Listening Comprehension Test Design
Listening comprehension test design is the principled construction of audio-and-question item sets that measure a defined listening construct. It shares the apparatus of reading comprehension testing — specifications, TLU domain, construct validity, distractor discipline, item analysis — but the input is transient, the processing is real-time, and the construct is grounded in the spoken signal rather than the orthographic page. Three coupled surfaces drive design: the audio passage, the question, and the distractor. A fourth concern, which has no real reading equivalent, runs through all three: the test method itself can introduce constructs the test was not meant to measure.
The construct
Buck (2001), in Assessing Listening, frames listening assessment around an explicit choice of construct, with two basic approaches available (after Chapelle 1998) and a third that combines them.

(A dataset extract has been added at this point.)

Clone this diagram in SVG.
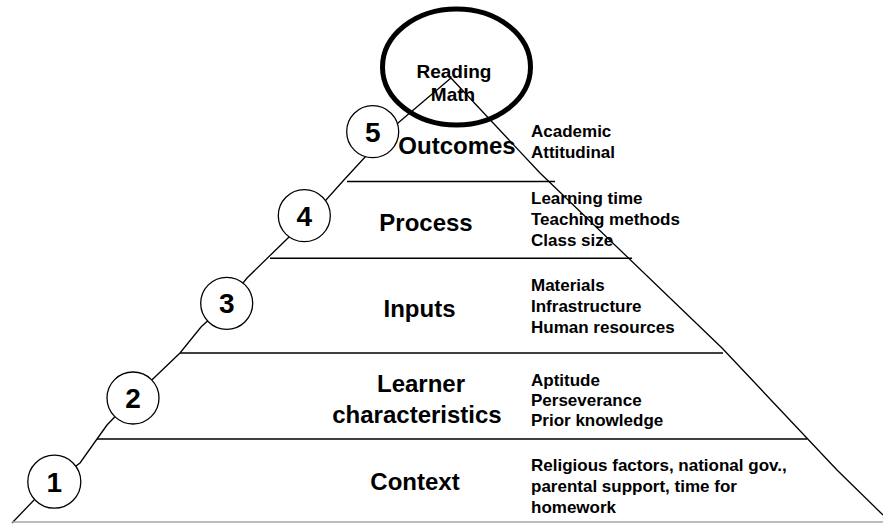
<svg xmlns="http://www.w3.org/2000/svg" width="883" height="525" viewBox="0 0 883 525">
  <style>
    .edge { fill: none; stroke: #000; stroke-width: 1.3; }
    .sep { stroke: #000; stroke-width: 1.6; }
    .base { stroke: #a6a6a6; stroke-width: 1.6; }
    .badge { fill: #fff; stroke: #000; stroke-width: 1.3; }
    .num { font-family: "Liberation Sans", Arial, sans-serif; font-weight: bold; font-size: 28px; text-anchor: middle; }
    .level { font-family: "Liberation Sans", Arial, sans-serif; font-weight: bold; font-size: 24px; text-anchor: middle; }
    .item { font-family: "Liberation Sans", Arial, sans-serif; font-weight: bold; font-size: 17px; }
    .goal { font-family: "Liberation Sans", Arial, sans-serif; font-weight: bold; font-size: 19px; text-anchor: middle; }
  </style>

  <rect width="883" height="525" fill="#fff"/>

  <!-- pyramid outline and level dividers -->
  <g id="connectors">
    <polyline class="edge" points="451,78 398,123 366,156 343,181 326,200 304,216 288,238 247,278 227,303 201,327 180,353 133,398 107,425 97,439 80,463 54,482 35,499 12,523"/>
    <polyline class="edge" points="451,78 540,173 722,348 837,470 883,515"/>
    <line class="sep" x1="347" y1="181.5" x2="555" y2="181.5"/>
    <line class="sep" x1="270" y1="258.3" x2="632" y2="258.3"/>
    <line class="sep" x1="180" y1="353" x2="723" y2="353"/>
    <line class="sep" x1="97" y1="439" x2="807" y2="439"/>
    <line class="base" x1="12" y1="522" x2="883" y2="522"/>
  </g>

  <!-- top: achievement goal -->
  <g id="goal">
    <ellipse cx="456.5" cy="67" rx="74" ry="58" fill="none" stroke="#000" stroke-width="5"/>
    <text class="goal" x="454" y="78">Reading</text>
    <text class="goal" x="453" y="101">Math</text>
  </g>

  <g id="level-5">
    <text class="level" x="457" y="154">Outcomes</text>
    <circle class="badge" cx="372.7" cy="131.7" r="26"/>
    <text class="num" x="372.7" y="141.7">5</text>
    <text class="item" x="531" y="137">Academic</text>
    <text class="item" x="531" y="158">Attitudinal</text>
  </g>

  <g id="level-4">
    <circle class="badge" cx="304.3" cy="215.7" r="26"/>
    <text class="num" x="304.3" y="225.7">4</text>
    <text class="level" x="426" y="231">Process</text>
    <text class="item" x="531" y="204">Learning time</text>
    <text class="item" x="531" y="225">Teaching methods</text>
    <text class="item" x="531" y="246">Class size</text>
  </g>

  <g id="level-3">
    <circle class="badge" cx="226.7" cy="303.3" r="26"/>
    <text class="num" x="226.7" y="313.3">3</text>
    <text class="level" x="419.5" y="317">Inputs</text>
    <text class="item" x="531" y="291">Materials</text>
    <text class="item" x="531" y="312">Infrastructure</text>
    <text class="item" x="531" y="333">Human resources</text>
  </g>

  <g id="level-2">
    <circle class="badge" cx="133" cy="398" r="26"/>
    <text class="num" x="133" y="408">2</text>
    <text class="level" x="421" y="392">Learner</text>
    <text class="level" x="417" y="423">characteristics</text>
    <text class="item" x="531" y="386">Aptitude</text>
    <text class="item" x="531" y="406">Perseverance</text>
    <text class="item" x="531" y="426">Prior knowledge</text>
  </g>

  <g id="level-1">
    <circle class="badge" cx="54.3" cy="481.7" r="26.5"/>
    <text class="num" x="54.3" y="491.7">1</text>
    <text class="level" x="415" y="490">Context</text>
    <text class="item" x="531" y="471">Religious factors, national gov.,</text>
    <text class="item" x="531" y="492">parental support, time for</text>
    <text class="item" x="531" y="513">homework</text>
  </g>
</svg>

A competence-based construct definition specifies the knowledge, skills, and abilities the test claims to measure. A task-based construct definition specifies what the listener should be able to do. Buck recommends combining both, with task selection grounded in the TLU domain when one is identifiable. His Table 4.1 framework for listening competence has two components: language competence (grammatical, discourse, pragmatic, sociolinguistic knowledge) and strategic competence (cognitive and metacognitive strategies).
Buck offers an "expanding definition" of the listening construct — a five-stage progression test developers can pick from, depending on what their test must support: knowledge of the sound system; understanding local linguistic meanings; understanding full linguistic meanings; understanding inferred meanings; and communicative listening ability. His own default listening construct, recommended as a starting point absent strong reasons otherwise, is the ability "to process extended samples of realistic spoken language, automatically and in real time; to understand the linguistic information that is unequivocally included in the text; and to make whatever inferences are unambiguously implicated by the content of the passage" (Buck 2001: 114). The default construct treats linguistic processing in an expanded sense — including stress, intonation, tone of voice, subtle word choice, and discourse structure — not in the narrow sense of phonology, vocabulary and syntax alone, and explicitly stops short of full sociolinguistic and pragmatic-implicature processing.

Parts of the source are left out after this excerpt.